SHORT TASK: Write out each line that follows exactly as it stands, without the pictures.

DATA PROVIDED:
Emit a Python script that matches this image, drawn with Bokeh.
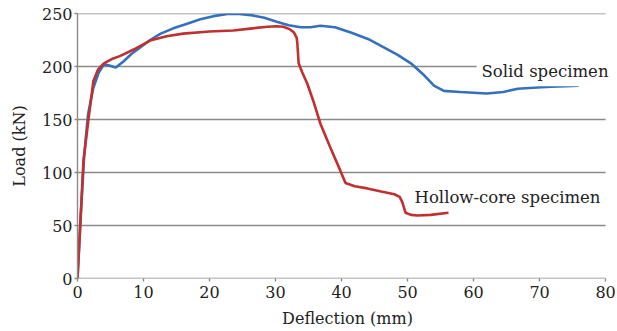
from bokeh.plotting import figure
from bokeh.models import Label, FixedTicker
from bokeh.embed import file_html
from bokeh.resources import INLINE

# Solid specimen (blue)
solid_x = [0, 0.5, 1.0, 1.6, 2.4, 3.2, 4.0, 4.8, 5.8, 7.0, 8.2, 9.5, 11.0, 12.6, 14.5, 16.5, 18.6, 20.6, 22.7, 24.5, 26.2, 28.3, 30.3, 32.0, 33.8, 35.3, 36.8, 39.0, 41.4, 44.0, 46.4, 48.5, 50.5, 52.3, 54.0, 55.5, 58.0, 62.0, 64.5, 66.7, 69.0, 71.7, 74.0, 75.9]
solid_y = [0, 60, 115, 155, 180, 194, 202, 201, 199, 205, 212, 218, 225, 231, 236, 240, 244.5, 247.5, 249.5, 249.5, 248.5, 246, 242, 239, 237, 237, 238.5, 237, 232, 226, 218, 211, 203, 193, 182, 177, 176, 174.5, 176, 179, 180, 181, 181.5, 182]

# Hollow-core specimen (red)
hollow_x = [0, 0.3, 0.9, 1.7, 2.4, 3.1, 4.0, 5.2, 6.5, 8.5, 11.0, 13.5, 16.0, 20.0, 23.6, 26.5, 28.8, 30.2, 31.2, 32.2, 32.8, 33.2, 33.3, 33.5, 34.0, 34.8, 35.8, 36.8, 38.2, 39.8, 40.6, 42.0, 43.9, 46.0, 48.0, 48.8, 49.2, 49.7, 50.5, 51.5, 53.5, 56.2]
hollow_y = [0, 36, 111, 152, 186, 197, 203, 207, 210, 216, 224.5, 228.5, 231, 233, 234, 236, 237.5, 238, 237.5, 235, 232, 227, 222, 203, 195, 184, 166, 146, 125, 102, 90, 87, 85, 82, 79.5, 77, 72, 62, 60, 59.4, 60, 62]

x_ticks = [0, 10, 20, 30, 40, 50, 60, 70, 80]
y_ticks = [0, 50, 100, 150, 200, 250]
x_min, x_max = 0, 80

FONT = "DejaVu Serif"
GRAY = "#8a8a8a"
TXT = "#222222"

p = figure(width=617, height=331, x_range=(0, 81.8), y_range=(0, 250),
           output_backend="svg", toolbar_location=None,
           min_border_left=77, min_border_right=0, min_border_top=13, min_border_bottom=53)
p.outline_line_color = None
p.background_fill_color = "white"
p.xgrid.grid_line_color = None
p.ygrid.grid_line_color = None

# horizontal grid lines spanning the axis extent
p.segment(x0=[x_min] * len(y_ticks), x1=[x_max] * len(y_ticks), y0=y_ticks, y1=y_ticks,
          line_color=GRAY, line_width=1.4)

p.line(solid_x, solid_y, line_color="#3570bd", line_width=2.6)
p.line(hollow_x, hollow_y, line_color="#c0302e", line_width=2.6)

p.xaxis.ticker = FixedTicker(ticks=x_ticks)
p.yaxis.ticker = FixedTicker(ticks=y_ticks)
for ax in (p.xaxis, p.yaxis):
    ax.axis_line_color = GRAY
    ax.axis_line_width = 1.4
    ax.major_tick_line_color = GRAY
    ax.major_tick_line_width = 1.4
    ax.major_tick_out = 3
    ax.major_tick_in = 0
    ax.minor_tick_line_color = None
    ax.major_label_text_font = FONT
    ax.major_label_text_font_size = "16px"
    ax.major_label_text_color = TXT
    ax.axis_label_text_font = FONT
    ax.axis_label_text_font_size = "16px"
    ax.axis_label_text_font_style = "normal"
    ax.axis_label_text_color = TXT
p.xaxis.axis_line_color = None
p.xaxis.axis_label = "Deflection (mm)"
p.yaxis.axis_label = "Load (kN)"
p.xaxis.major_label_standoff = 4
p.yaxis.major_label_standoff = 2
p.xaxis.axis_label_standoff = 8
p.yaxis.axis_label_standoff = 10

p.add_layout(Label(x=60.45, y=195, text="Solid specimen", text_font=FONT,
                   text_font_size="16.5px", text_color=TXT, text_baseline="middle",
                   background_fill_color="white", padding=5))
p.add_layout(Label(x=50.6, y=76.5, text="Hollow-core specimen", text_font=FONT,
                   text_font_size="16.5px", text_color=TXT, text_baseline="middle",
                   background_fill_color="white", padding=3))

open("out.html", "w").write(file_html(p, INLINE))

WRITTEN SOLUTION:
Emit a Python script that matches this image, drawn with Bokeh.
from bokeh.plotting import figure
from bokeh.models import Label, FixedTicker
from bokeh.embed import file_html
from bokeh.resources import INLINE

# Solid specimen (blue)
solid_x = [0, 0.5, 1.0, 1.6, 2.4, 3.2, 4.0, 4.8, 5.8, 7.0, 8.2, 9.5, 11.0, 12.6, 14.5, 16.5, 18.6, 20.6, 22.7, 24.5, 26.2, 28.3, 30.3, 32.0, 33.8, 35.3, 36.8, 39.0, 41.4, 44.0, 46.4, 48.5, 50.5, 52.3, 54.0, 55.5, 58.0, 62.0, 64.5, 66.7, 69.0, 71.7, 74.0, 75.9]
solid_y = [0, 60, 115, 155, 180, 194, 202, 201, 199, 205, 212, 218, 225, 231, 236, 240, 244.5, 247.5, 249.5, 249.5, 248.5, 246, 242, 239, 237, 237, 238.5, 237, 232, 226, 218, 211, 203, 193, 182, 177, 176, 174.5, 176, 179, 180, 181, 181.5, 182]

# Hollow-core specimen (red)
hollow_x = [0, 0.3, 0.9, 1.7, 2.4, 3.1, 4.0, 5.2, 6.5, 8.5, 11.0, 13.5, 16.0, 20.0, 23.6, 26.5, 28.8, 30.2, 31.2, 32.2, 32.8, 33.2, 33.3, 33.5, 34.0, 34.8, 35.8, 36.8, 38.2, 39.8, 40.6, 42.0, 43.9, 46.0, 48.0, 48.8, 49.2, 49.7, 50.5, 51.5, 53.5, 56.2]
hollow_y = [0, 36, 111, 152, 186, 197, 203, 207, 210, 216, 224.5, 228.5, 231, 233, 234, 236, 237.5, 238, 237.5, 235, 232, 227, 222, 203, 195, 184, 166, 146, 125, 102, 90, 87, 85, 82, 79.5, 77, 72, 62, 60, 59.4, 60, 62]

x_ticks = [0, 10, 20, 30, 40, 50, 60, 70, 80]
y_ticks = [0, 50, 100, 150, 200, 250]
x_min, x_max = 0, 80

FONT = "DejaVu Serif"
GRAY = "#8a8a8a"
TXT = "#222222"

p = figure(width=617, height=331, x_range=(0, 81.8), y_range=(0, 250),
           output_backend="svg", toolbar_location=None,
           min_border_left=77, min_border_right=0, min_border_top=13, min_border_bottom=53)
p.outline_line_color = None
p.background_fill_color = "white"
p.xgrid.grid_line_color = None
p.ygrid.grid_line_color = None

# horizontal grid lines spanning the axis extent
p.segment(x0=[x_min] * len(y_ticks), x1=[x_max] * len(y_ticks), y0=y_ticks, y1=y_ticks,
          line_color=GRAY, line_width=1.4)

p.line(solid_x, solid_y, line_color="#3570bd", line_width=2.6)
p.line(hollow_x, hollow_y, line_color="#c0302e", line_width=2.6)

p.xaxis.ticker = FixedTicker(ticks=x_ticks)
p.yaxis.ticker = FixedTicker(ticks=y_ticks)
for ax in (p.xaxis, p.yaxis):
    ax.axis_line_color = GRAY
    ax.axis_line_width = 1.4
    ax.major_tick_line_color = GRAY
    ax.major_tick_line_width = 1.4
    ax.major_tick_out = 3
    ax.major_tick_in = 0
    ax.minor_tick_line_color = None
    ax.major_label_text_font = FONT
    ax.major_label_text_font_size = "16px"
    ax.major_label_text_color = TXT
    ax.axis_label_text_font = FONT
    ax.axis_label_text_font_size = "16px"
    ax.axis_label_text_font_style = "normal"
    ax.axis_label_text_color = TXT
p.xaxis.axis_line_color = None
p.xaxis.axis_label = "Deflection (mm)"
p.yaxis.axis_label = "Load (kN)"
p.xaxis.major_label_standoff = 4
p.yaxis.major_label_standoff = 2
p.xaxis.axis_label_standoff = 8
p.yaxis.axis_label_standoff = 10

p.add_layout(Label(x=60.45, y=195, text="Solid specimen", text_font=FONT,
                   text_font_size="16.5px", text_color=TXT, text_baseline="middle",
                   background_fill_color="white", padding=5))
p.add_layout(Label(x=50.6, y=76.5, text="Hollow-core specimen", text_font=FONT,
                   text_font_size="16.5px", text_color=TXT, text_baseline="middle",
                   background_fill_color="white", padding=3))

open("out.html", "w").write(file_html(p, INLINE))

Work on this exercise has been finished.